A questão central do filme é nos chamar a atenção para a sutileza da vida, um alerta aos que definem a agenda priorizando apenas negócios – não “negam o ócio”. Sempre sacrificando a convivência entre pais ou filhos, crianças ou idosos. Um alerta aos casais que, com o aval da modernidade, julgam comum desconsiderar o desejo do outro. Rudi, devastado com a morte de Trudi, descobre saídas honrosas para o seu luto. Sabedoria ao enfrentar a morte da pessoa amada. Viúvo, uma nova trajetória se inicia. Estratégias ao confrontar o real da morte, a dor de uma ausência imprescindível. Reinventar saídas para a solidão, para o tempo que ainda lhe restava. Conviver com a impermanência - lembranças ternas e eternas. O que fazer com a saudade, os resíduos do outro? De onde extrair forças para realizar, sem a pessoa amada, o que, com ela, se recusou a viver? Rudi se mune de coragem e não se acovarda. Peregrino do desejo do outro. Parte em busca de Trudi, do pouco que dela restava nos jardins, nas cerejeiras, na dança japonesa e no Monte Fuji. Articula uma companhia, alguém que, com ele, encarnaria os sonhos da esposa. Ao se cercar de Trudi, suas roupas e preferências, Rudi encontra paz e alívio. É a vida nos apontando infinitude e grandeza diante do abismo. Sempre nos reservando surpresas, saídas dignas quando não nos apequenamos. Rudi abriu a alma e aceitou os desígnios de vida - visitas inoportunas e indesejadas. Sempre desprezamos os indícios da morte. Sempre nos julgamos eternos - nossa permanência na terra sempre foi dada como certa e garantida.

A vida que nos escapa das agendas e dos compromissos de trabalho nos cobra sabedoria. Como conciliar morte e eternidade, impermanência e memória, saudade e ternura, ausência e presença? Rudi, ao transformar fragmentos, ao debruçar sobre os vestígios de uma vida a dois, teceu uma parceria entre vida e morte. Parceiras fiéis, silenciosas e traiçoeiras. A esposa precisou morrer para que ele descobrisse uma outra vida. A que se escondia nas floradas das cerejeiras e no Monte Fuji. A montanha que, com sua cadência, nos ensina a conter a pressa, a aguardar os sinais visíveis - a luz só surge depois da neve e da neblina.
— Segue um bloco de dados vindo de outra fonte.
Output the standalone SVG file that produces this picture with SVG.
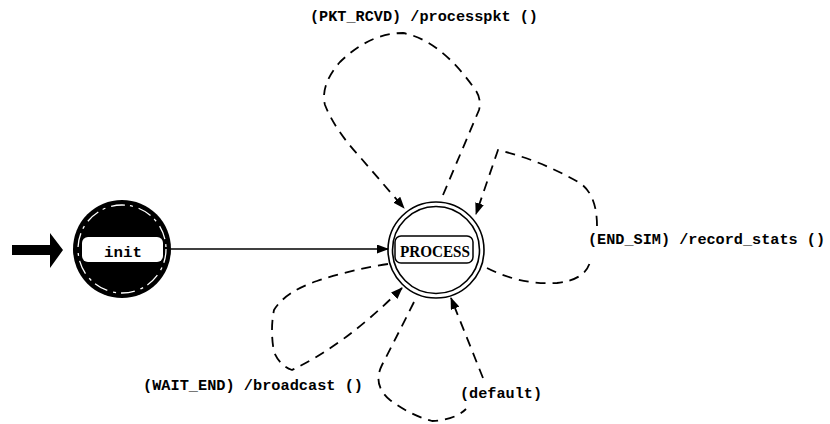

Há algo escondido na morte que clama por nós, que requer de nosso olhar atenção e cuidado. A vida, por meio da morte, nos cobra grandeza de alma e serenidade no existir. Quão de sutileza nos espreita? Quão de beleza há submerso na natureza e nas pessoas? Sempre olhamos a vida com olhos contaminados por uma falsa pressa. Geralmente, fazemos ouvidos moucos aos desejos alheios. Arrogantes, aderimos às escolhas convencionais, aos modismos infundados e esvaziados de sentido. Qual o sentido de conhecer Veneza sem antes conhecer os filhos, sem antes saber mais da pessoa amada? Desejo é manifestação interna, anseio inconsciente. É desordem, bicho que escapa furioso, sem rumo. Não há desejo comedido – visitar o Japão é descomunal, é loucura sábia.

O rumo é a civilização, é ela quem norteia nossos passos, nossas pulsões. Nosso inconsciente é ganancioso, consumista e midiático. Contudo, como enfrentar os excessos, a forma descabida e insana com que os homens de negócios se apropriam do nosso desejo? Determinar o tempo do amor, das cerejeiras e das montanhas. Pouco sobra para apreciar a vida que brota das árvores e das pessoas. Até que ponto somos contaminados pela verdade do Outro - empresário que nos influencia com suas ofertas inúteis, suas quinquilharias desnecessárias e efêmeras. Muitos são os pecados cometidos em nome de um grande outro que nos comanda com seu discurso científico e tecnológico. Reverenciamos os senhores da mídia, dos laboratórios, os homens de ternos e pastas pretas - donos do dinheiro e da infelicidade. A vida submetida aos ditames do mercado é vida murcha, pobre e desvitalizada.

Rudi se rejuvenesce quando abre os olhos para a natureza, essa senhora que aprendemos a desprezar e emporcalhar. E que acolhe Rudi sem cobranças e ressentimentos. A vida que ele desprezava e que, por fim, o salvou e lhe devolveu a alegria que Trudi levou. Beleza permanente é a que se esconde na natureza, eterniza a existência e recobre de dignidade a frágil experiência humana. Passagem faltosa que realizamos na terra. O filme nos ensina a respeitar a condição de finitos, a enfrentar estranhamentos. Desvelar a beleza dessa senhora grisalha, companheira crepuscular, visita indesejada.